Despite the company’s best efforts, it is difficult to maintain interest in an opera that consists essentially of one-dimensional characters standing around singing very similar tunes all about their feelings. The orchestra, directed enthusiastically but somewhat manically by Daniele Rustioni, attempt to make some sense of the slightly piecemeal overture and after that are relegated, in typical bel canto fashion, to providing similar-sounding accompaniments to the vocal fireworks. The singing, by and large, is fantastic, Katharine Goeldner’s Jane Seymour a well-cast foil to Serena Farnocchia’s Anna. Both are very much on top of anything Donizetti throws their way. In the trouser role of Mark Smeaton, Faith Sherman stands out with a wonderfully expressive and shining tone. She and Robert McPherson, in the role of Lord Percy, Anna’s supposed lover, valiantly attempt to act their parts convincingly despite the fact that their characters spend all their time being desperately in love in that operatic way that means they are unable to do anything that isn’t deeply stupid.

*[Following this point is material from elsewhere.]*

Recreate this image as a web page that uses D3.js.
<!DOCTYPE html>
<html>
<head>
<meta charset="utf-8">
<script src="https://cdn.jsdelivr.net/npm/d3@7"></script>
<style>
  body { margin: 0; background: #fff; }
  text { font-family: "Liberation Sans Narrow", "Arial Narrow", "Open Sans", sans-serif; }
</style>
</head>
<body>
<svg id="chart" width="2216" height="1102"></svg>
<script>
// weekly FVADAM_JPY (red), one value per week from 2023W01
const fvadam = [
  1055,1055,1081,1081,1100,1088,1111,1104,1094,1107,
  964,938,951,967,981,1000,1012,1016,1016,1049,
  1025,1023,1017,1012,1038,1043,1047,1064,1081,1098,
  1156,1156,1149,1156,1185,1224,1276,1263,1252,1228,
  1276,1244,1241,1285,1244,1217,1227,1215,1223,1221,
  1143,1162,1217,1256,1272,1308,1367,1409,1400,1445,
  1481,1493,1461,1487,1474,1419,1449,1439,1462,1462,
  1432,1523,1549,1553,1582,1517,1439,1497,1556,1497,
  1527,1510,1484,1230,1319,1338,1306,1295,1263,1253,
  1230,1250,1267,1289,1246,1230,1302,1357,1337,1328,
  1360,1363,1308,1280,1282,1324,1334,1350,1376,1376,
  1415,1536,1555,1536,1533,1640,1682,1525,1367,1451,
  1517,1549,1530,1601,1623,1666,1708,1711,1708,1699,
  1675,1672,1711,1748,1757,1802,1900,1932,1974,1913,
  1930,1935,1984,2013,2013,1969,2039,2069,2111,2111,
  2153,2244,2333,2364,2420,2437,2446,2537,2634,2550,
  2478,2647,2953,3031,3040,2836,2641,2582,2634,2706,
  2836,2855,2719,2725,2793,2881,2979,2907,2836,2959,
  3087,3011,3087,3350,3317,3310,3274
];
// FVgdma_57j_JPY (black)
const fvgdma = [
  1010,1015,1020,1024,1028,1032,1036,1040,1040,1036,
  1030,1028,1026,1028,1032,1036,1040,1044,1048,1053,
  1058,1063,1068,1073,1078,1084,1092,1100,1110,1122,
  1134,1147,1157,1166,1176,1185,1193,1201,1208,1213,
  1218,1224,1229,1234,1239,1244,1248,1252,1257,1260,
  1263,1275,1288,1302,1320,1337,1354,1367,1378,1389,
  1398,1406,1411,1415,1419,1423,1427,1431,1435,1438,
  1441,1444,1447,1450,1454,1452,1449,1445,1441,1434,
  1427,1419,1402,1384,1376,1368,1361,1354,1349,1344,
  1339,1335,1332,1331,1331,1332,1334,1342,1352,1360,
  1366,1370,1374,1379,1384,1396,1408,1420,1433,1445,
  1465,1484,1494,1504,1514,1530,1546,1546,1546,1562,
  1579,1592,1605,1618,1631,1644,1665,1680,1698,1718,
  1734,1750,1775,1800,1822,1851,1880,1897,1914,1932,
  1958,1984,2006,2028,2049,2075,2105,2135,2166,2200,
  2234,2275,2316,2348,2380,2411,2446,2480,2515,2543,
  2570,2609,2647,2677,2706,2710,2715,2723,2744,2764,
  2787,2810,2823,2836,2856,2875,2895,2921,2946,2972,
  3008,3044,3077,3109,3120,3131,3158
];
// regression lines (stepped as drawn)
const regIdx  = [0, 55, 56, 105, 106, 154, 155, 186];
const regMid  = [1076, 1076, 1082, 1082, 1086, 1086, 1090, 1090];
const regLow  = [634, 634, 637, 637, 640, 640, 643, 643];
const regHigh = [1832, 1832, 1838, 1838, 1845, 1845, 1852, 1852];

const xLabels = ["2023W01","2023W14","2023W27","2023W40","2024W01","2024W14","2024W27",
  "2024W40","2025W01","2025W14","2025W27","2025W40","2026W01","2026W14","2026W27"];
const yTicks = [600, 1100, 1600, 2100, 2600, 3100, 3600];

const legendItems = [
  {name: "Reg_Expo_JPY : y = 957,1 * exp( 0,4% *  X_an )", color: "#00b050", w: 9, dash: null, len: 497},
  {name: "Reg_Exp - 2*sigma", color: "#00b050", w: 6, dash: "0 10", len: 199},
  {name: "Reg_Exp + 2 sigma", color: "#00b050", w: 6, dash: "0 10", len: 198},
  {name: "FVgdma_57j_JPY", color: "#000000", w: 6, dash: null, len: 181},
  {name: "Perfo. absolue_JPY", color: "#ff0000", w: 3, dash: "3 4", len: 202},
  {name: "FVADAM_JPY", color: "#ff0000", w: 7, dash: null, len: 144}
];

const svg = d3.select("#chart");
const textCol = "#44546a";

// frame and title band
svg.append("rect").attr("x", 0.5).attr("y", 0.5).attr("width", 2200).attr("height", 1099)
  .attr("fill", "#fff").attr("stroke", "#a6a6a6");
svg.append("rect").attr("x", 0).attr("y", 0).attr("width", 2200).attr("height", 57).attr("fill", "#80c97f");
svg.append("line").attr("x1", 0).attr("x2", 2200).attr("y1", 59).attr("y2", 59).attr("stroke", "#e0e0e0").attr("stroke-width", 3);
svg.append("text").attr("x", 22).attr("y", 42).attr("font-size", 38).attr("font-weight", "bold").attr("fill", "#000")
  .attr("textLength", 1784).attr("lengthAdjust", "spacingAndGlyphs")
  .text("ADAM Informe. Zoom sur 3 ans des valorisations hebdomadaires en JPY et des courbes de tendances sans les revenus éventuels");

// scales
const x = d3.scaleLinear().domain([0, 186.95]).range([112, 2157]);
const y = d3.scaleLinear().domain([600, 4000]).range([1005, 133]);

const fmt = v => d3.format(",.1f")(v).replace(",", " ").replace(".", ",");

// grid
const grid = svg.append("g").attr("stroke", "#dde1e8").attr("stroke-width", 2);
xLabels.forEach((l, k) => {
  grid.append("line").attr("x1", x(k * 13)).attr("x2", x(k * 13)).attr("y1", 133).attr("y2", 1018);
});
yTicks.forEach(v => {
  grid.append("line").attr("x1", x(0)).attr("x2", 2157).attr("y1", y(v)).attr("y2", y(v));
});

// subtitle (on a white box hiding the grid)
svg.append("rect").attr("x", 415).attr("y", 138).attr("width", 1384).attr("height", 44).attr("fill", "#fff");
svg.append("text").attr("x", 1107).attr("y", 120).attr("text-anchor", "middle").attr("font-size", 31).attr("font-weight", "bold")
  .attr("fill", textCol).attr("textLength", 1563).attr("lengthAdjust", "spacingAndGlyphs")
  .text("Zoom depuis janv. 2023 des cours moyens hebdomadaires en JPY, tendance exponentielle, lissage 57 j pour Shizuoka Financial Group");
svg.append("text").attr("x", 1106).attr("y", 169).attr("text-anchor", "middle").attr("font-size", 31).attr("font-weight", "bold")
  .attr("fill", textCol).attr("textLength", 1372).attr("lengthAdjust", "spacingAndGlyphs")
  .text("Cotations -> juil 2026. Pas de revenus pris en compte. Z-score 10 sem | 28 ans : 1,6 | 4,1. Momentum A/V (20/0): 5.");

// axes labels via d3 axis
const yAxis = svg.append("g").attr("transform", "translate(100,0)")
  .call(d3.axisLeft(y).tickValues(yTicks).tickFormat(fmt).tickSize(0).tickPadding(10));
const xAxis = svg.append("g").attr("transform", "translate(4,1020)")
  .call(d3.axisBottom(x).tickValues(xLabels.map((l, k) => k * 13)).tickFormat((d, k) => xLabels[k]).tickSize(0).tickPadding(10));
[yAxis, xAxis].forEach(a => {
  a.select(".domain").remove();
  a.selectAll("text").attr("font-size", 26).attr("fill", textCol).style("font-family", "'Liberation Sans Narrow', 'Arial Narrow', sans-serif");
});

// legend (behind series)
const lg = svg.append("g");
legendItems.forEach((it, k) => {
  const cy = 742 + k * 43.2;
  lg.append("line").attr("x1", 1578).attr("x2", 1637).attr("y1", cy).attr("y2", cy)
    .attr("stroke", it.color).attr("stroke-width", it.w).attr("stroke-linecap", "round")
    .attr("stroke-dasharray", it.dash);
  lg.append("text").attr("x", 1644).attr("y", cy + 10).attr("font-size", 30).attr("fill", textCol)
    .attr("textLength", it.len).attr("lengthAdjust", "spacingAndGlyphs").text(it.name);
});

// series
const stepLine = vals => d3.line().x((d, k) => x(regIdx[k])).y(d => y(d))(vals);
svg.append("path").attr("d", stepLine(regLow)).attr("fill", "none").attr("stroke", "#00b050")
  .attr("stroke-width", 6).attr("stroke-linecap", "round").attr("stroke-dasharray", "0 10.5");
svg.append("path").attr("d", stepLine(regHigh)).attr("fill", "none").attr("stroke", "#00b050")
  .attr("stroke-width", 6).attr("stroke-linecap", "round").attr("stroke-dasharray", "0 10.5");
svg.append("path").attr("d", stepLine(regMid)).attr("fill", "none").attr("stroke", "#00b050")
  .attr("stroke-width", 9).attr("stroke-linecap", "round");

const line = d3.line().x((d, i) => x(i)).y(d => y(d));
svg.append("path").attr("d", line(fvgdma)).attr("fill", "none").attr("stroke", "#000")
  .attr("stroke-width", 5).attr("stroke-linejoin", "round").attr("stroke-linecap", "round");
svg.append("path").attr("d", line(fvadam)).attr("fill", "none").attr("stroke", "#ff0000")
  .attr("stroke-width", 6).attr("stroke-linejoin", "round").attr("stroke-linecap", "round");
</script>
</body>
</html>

Alistair Miles is a superb Henry VIII, displaying great vocal control, power and expressivity. WNO’s chorus, as usual, sound great and do their best to make standing around in clumps and occasionally wearing bits of chainmail interesting. While the set design brings some handsome darkness to the proceedings, it does occasionally, along with the slightly pedestrian direction, detract from the potential spectacle of the chorus and ensemble scenes. In short, Anna Bolena is a noble effort from all concerned but one which suffers, in the end, from the opera being not one of the greats.